**Records to process**
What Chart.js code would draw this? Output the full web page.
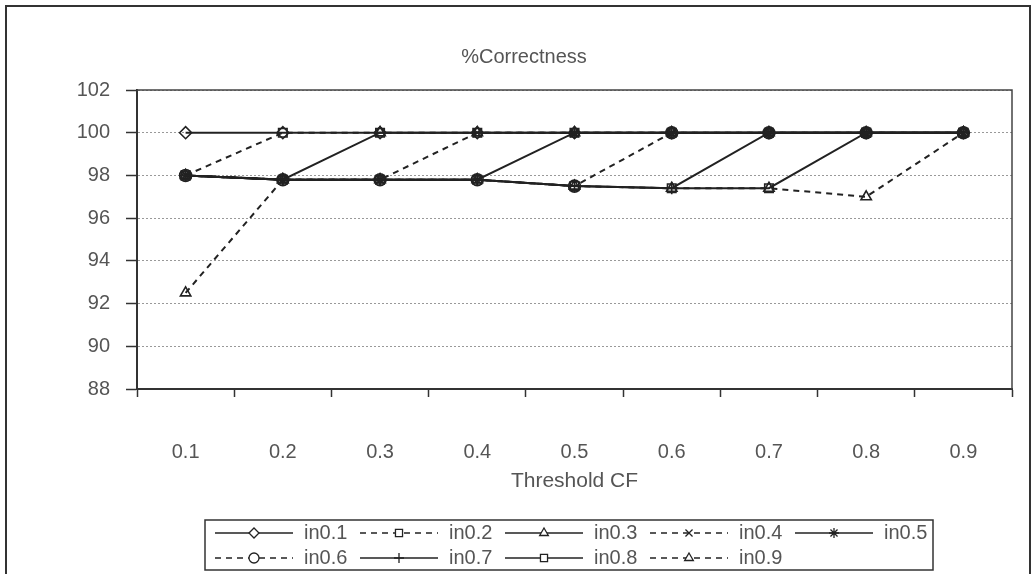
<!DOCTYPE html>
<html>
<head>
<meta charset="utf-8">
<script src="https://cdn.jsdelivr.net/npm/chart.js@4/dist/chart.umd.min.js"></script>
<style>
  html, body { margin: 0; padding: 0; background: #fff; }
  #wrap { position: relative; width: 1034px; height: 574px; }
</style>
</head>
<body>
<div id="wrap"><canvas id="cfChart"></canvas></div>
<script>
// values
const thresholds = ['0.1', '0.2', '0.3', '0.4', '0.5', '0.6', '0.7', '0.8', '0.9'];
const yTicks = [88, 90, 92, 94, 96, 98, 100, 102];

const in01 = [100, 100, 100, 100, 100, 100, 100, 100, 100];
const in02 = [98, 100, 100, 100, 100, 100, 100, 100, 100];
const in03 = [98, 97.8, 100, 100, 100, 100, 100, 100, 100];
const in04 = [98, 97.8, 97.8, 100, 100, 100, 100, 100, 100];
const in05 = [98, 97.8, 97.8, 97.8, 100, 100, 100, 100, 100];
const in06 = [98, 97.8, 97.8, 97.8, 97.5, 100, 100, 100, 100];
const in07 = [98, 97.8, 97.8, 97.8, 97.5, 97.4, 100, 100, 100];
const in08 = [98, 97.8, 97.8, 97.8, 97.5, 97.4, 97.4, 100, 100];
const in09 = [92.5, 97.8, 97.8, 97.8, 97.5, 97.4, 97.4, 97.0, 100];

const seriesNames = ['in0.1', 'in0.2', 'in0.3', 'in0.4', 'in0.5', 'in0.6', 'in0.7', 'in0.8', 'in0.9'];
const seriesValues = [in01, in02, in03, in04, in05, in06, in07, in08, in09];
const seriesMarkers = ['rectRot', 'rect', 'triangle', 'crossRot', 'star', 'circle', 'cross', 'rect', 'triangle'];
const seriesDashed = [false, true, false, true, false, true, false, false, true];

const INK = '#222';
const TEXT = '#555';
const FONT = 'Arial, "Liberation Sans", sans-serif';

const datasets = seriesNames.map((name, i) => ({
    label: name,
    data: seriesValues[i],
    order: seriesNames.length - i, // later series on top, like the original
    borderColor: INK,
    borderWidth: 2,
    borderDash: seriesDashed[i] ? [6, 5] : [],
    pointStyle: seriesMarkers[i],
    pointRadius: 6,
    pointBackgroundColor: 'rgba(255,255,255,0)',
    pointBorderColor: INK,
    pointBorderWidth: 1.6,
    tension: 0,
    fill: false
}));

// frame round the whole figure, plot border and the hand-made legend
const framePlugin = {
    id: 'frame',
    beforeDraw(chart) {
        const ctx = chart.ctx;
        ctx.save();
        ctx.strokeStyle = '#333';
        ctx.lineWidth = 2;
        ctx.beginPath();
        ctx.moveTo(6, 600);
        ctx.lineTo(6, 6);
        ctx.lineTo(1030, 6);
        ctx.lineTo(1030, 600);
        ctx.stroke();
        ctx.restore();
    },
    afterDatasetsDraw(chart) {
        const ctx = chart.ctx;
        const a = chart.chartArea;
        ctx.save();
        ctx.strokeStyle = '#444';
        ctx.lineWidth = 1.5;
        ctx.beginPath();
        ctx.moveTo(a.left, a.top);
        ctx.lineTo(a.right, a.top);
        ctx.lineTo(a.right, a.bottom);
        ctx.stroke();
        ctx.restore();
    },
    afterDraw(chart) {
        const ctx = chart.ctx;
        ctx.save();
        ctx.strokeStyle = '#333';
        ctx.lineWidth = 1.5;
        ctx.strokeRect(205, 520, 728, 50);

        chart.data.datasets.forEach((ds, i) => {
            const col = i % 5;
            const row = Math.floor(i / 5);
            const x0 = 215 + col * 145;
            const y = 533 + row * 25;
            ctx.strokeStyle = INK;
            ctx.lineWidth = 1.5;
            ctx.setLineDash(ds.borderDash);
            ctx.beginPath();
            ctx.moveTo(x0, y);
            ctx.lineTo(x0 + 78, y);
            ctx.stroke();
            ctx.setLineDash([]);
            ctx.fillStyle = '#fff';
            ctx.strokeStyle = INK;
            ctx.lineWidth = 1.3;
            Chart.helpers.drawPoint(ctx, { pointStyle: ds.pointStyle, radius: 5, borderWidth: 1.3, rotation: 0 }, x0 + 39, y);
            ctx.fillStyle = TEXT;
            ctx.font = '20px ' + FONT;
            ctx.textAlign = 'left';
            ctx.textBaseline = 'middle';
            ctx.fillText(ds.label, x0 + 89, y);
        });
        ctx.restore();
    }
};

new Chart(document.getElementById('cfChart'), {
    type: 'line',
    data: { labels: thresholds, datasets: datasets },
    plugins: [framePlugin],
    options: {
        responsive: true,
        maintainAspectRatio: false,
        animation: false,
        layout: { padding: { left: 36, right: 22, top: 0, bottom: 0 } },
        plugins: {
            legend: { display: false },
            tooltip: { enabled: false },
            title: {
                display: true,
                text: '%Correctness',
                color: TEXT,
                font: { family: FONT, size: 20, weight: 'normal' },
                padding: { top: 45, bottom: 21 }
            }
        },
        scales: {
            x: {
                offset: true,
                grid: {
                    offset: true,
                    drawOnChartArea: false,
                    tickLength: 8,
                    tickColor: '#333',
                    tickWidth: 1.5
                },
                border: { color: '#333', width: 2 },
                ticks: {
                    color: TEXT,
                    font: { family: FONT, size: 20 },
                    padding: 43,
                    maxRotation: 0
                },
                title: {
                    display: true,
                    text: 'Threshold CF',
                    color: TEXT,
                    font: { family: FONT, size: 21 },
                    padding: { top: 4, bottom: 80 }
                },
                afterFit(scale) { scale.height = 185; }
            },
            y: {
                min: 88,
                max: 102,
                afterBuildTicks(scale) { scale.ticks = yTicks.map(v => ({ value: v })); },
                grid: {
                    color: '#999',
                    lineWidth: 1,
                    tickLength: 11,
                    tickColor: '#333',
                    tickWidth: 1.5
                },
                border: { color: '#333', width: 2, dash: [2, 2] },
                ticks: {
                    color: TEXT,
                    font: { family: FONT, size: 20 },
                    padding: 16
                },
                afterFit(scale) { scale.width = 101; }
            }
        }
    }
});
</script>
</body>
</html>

==

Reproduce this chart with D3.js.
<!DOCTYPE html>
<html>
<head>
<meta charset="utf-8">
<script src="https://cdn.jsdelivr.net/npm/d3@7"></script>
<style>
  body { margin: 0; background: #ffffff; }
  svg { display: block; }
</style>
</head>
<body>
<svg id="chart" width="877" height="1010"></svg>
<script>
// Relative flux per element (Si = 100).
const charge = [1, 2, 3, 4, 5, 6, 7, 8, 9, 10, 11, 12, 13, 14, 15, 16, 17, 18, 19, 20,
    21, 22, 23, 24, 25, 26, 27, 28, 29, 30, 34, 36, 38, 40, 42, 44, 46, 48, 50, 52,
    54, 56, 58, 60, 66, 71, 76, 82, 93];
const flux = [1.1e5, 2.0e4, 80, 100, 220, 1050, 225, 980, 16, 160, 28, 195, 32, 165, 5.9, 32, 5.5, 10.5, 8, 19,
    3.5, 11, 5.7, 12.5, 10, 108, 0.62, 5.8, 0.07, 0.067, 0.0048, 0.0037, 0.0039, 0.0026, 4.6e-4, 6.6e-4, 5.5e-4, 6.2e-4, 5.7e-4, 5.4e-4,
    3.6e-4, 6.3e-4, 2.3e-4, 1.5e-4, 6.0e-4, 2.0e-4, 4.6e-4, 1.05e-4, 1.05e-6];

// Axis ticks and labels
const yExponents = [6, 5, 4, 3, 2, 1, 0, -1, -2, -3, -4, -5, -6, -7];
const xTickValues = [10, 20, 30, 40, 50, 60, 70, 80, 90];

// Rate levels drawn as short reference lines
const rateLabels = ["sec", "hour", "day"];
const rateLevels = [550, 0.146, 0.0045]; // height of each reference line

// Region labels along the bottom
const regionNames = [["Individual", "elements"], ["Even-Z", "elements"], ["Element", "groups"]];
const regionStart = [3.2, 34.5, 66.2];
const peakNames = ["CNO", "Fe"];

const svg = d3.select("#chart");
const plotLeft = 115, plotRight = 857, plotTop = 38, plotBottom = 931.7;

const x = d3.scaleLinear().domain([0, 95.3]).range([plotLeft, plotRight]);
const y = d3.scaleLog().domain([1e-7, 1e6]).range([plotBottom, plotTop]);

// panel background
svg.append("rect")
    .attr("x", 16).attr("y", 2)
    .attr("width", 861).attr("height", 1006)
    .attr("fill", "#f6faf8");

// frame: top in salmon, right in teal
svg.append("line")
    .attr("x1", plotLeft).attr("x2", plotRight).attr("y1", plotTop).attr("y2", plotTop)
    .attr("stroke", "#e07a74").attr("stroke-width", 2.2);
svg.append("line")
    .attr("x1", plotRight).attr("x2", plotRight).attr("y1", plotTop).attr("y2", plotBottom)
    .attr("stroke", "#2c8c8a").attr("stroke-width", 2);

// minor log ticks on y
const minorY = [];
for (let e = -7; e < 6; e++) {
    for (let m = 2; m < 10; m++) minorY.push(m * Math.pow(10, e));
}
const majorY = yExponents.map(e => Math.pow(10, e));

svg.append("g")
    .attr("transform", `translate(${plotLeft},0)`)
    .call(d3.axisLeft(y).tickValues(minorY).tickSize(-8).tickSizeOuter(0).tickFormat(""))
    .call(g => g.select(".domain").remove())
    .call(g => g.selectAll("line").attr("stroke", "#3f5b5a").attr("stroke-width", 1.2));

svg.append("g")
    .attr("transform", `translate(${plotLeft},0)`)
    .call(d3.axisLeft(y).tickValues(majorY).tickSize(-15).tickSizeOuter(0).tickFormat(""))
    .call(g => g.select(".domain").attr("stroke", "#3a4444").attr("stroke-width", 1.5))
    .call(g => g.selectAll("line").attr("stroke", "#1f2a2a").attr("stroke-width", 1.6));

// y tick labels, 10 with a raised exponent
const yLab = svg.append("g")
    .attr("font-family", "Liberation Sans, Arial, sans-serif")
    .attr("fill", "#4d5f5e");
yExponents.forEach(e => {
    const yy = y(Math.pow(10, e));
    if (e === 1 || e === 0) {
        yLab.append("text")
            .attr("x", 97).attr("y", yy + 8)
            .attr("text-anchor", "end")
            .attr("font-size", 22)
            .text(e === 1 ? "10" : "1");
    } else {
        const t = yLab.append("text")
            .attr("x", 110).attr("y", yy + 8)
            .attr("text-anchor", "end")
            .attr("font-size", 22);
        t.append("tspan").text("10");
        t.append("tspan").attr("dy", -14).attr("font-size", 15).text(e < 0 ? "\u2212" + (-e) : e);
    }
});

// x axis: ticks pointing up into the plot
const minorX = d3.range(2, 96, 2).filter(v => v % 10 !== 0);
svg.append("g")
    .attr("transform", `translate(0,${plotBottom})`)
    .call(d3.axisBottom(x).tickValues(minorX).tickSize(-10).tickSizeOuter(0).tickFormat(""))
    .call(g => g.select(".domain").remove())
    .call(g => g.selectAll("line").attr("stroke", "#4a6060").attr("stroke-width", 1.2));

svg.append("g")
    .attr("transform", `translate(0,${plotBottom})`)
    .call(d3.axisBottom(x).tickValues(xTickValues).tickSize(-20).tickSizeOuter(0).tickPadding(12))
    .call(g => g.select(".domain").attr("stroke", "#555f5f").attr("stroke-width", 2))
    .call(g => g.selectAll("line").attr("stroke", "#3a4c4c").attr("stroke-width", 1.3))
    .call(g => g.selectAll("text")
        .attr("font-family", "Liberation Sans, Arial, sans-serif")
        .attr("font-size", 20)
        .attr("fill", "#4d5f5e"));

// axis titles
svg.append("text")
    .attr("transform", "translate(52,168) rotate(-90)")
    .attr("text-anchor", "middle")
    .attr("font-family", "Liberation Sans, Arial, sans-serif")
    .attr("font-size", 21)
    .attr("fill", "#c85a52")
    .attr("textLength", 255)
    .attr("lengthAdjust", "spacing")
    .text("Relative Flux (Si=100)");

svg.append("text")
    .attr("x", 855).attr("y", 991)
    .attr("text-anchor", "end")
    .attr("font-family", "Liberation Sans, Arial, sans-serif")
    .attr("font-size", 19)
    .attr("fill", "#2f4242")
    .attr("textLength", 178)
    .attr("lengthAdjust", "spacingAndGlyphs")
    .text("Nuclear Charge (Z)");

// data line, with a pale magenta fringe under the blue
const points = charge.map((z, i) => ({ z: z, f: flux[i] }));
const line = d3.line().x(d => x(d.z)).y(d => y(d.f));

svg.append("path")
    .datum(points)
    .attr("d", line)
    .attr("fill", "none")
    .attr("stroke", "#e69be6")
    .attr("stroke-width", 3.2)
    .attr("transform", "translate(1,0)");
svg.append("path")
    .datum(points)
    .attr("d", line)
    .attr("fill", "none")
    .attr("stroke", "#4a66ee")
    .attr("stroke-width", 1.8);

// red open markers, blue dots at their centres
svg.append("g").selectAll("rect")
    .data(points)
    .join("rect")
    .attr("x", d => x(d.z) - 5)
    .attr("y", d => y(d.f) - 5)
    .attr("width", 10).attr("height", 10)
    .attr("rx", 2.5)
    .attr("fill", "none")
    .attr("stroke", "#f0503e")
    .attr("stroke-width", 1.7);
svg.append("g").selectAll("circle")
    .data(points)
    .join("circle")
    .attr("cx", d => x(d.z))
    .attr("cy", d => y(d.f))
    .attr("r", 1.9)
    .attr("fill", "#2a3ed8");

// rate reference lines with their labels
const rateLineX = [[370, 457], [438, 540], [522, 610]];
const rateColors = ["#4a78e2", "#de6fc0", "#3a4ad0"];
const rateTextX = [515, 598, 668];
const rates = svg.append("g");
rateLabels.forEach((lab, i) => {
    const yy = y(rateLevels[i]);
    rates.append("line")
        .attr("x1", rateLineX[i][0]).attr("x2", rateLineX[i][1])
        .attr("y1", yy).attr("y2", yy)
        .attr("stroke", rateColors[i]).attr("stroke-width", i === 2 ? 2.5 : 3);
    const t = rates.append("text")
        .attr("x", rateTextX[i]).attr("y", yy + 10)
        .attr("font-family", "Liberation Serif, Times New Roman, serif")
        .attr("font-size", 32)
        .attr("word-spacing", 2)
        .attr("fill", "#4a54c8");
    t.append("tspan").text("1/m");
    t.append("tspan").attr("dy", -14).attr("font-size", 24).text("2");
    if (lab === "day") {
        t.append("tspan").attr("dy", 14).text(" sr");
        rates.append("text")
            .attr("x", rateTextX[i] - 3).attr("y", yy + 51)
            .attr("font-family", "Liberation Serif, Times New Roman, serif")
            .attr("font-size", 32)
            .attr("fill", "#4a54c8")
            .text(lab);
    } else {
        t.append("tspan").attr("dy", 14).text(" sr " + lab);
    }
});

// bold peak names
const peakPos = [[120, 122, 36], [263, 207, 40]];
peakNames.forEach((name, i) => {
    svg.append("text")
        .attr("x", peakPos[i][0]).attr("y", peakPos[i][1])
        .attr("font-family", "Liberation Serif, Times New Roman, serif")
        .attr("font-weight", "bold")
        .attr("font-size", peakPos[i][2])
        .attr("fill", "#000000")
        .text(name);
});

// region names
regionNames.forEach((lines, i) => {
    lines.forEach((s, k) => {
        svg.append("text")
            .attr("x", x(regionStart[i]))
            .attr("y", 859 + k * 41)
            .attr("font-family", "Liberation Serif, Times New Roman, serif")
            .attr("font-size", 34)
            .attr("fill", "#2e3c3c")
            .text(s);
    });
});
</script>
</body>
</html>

**Task to complete**
Above are records; repeat only the lines from the line with "What Chart.js code" through the line with "97.4, 97.0, 100];", and leave pictures out.

**Reply**
What Chart.js code would draw this? Output the full web page.
<!DOCTYPE html>
<html>
<head>
<meta charset="utf-8">
<script src="https://cdn.jsdelivr.net/npm/chart.js@4/dist/chart.umd.min.js"></script>
<style>
  html, body { margin: 0; padding: 0; background: #fff; }
  #wrap { position: relative; width: 1034px; height: 574px; }
</style>
</head>
<body>
<div id="wrap"><canvas id="cfChart"></canvas></div>
<script>
// values
const thresholds = ['0.1', '0.2', '0.3', '0.4', '0.5', '0.6', '0.7', '0.8', '0.9'];
const yTicks = [88, 90, 92, 94, 96, 98, 100, 102];

const in01 = [100, 100, 100, 100, 100, 100, 100, 100, 100];
const in02 = [98, 100, 100, 100, 100, 100, 100, 100, 100];
const in03 = [98, 97.8, 100, 100, 100, 100, 100, 100, 100];
const in04 = [98, 97.8, 97.8, 100, 100, 100, 100, 100, 100];
const in05 = [98, 97.8, 97.8, 97.8, 100, 100, 100, 100, 100];
const in06 = [98, 97.8, 97.8, 97.8, 97.5, 100, 100, 100, 100];
const in07 = [98, 97.8, 97.8, 97.8, 97.5, 97.4, 100, 100, 100];
const in08 = [98, 97.8, 97.8, 97.8, 97.5, 97.4, 97.4, 100, 100];
const in09 = [92.5, 97.8, 97.8, 97.8, 97.5, 97.4, 97.4, 97.0, 100];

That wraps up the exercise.